Easing of investment rules pushed
The country’s chief economist expects more foreign investment flows once Congress amends three key laws to liberalize restrictive sectors.
“Besides our growth story that tells of the Philippine economy’s higher growth trajectory, there are several policy reforms already in place to accommodate more foreign investors in the country. These are the amendments to the retail trade act, the Foreign Investment Act and the public utilities act, which are all near passage in Congress,” Socioeconomic Planning Secretary Ernesto Pernia said during the latest Philippine Economic Briefing in Osaka, Japan.
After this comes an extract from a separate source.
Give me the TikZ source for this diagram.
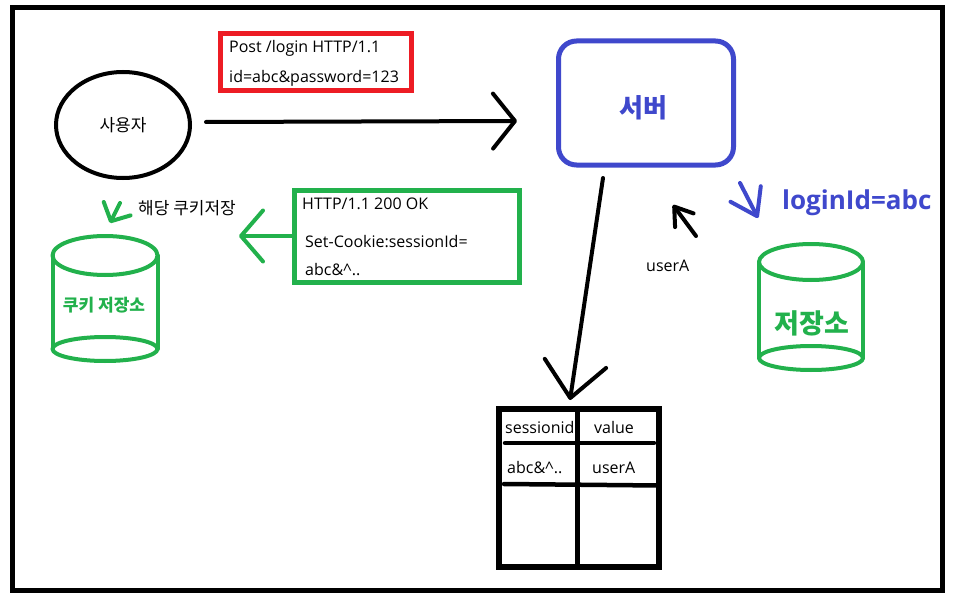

Pernia, who also heads state planning agency National Economic and Development Authority, said House Bill No. 4595 and Senate Bill No. 1639 aimed at amending the existing retail trade liberalization law should improve investments in the manufacturing sector, including small and medium-sized enterprises (SMEs).
Under Republic Act No. 8762, or the Retail Trade Liberalization Act of 2000, enterprises with paid-up capital of less than $2.5 million “shall be reserved exclusively for Filipino citizens and corporations wholly owned by Filipino citizens.”
As such, only enterprises with a minimum capitalization of $2.5 million or more may be owned fully by foreigners, a provision that has been deemed “restrictive” by foreign investors.
Pernia earlier said they wanted to reduce to $200,000 the minimum paid-up capital needed by foreigners to participate in domestic retail trade.
“We are also proposing modifications in the Foreign Investment Act to reduce the threshold for foreign investors investing $100,000 in SMEs from 50 to only 15 direct employees. It also proposes to exclude ‘practice of professions’ from the coverage of the Foreign Investment Act,” Pernia added.
As for the amendment to Commonwealth Act No. 146, or the Public Service Act, the pending bill SB 1754 wanted to limit “public utilities” to the following activities: electricity distribution and transmission, as well as water works and sewerage systems.
Pernia had said that redefining public utilities would eventually allow foreign companies to own up to 100 percent of domestic telecommunications ventures.
To recall, Pernia had said the 11th Foreign Investment Negative List issued by President Duterte last year contained liberalization measures that were only “marginal improvements” such that more could be done by amending restrictive economic laws.
Amid a widening trade deficit as the surge in imports outpaced weak exports, Pernia has urged legislation that would “allow foreign investments in firms catering to the domestic market, in addition to expanding their exporting activities.”
“We like to be sufficiently competitive with, at least, our Asean neighbors. For that to happen, there would have to be legislation or amendments to our laws so that more areas can be opened to foreign participation. So we need a lot more work in terms of getting more areas and activities liberalized. That is the desire of the economic managers and that is what is needed to be competitive in Asean,” Pernia told reporters last year.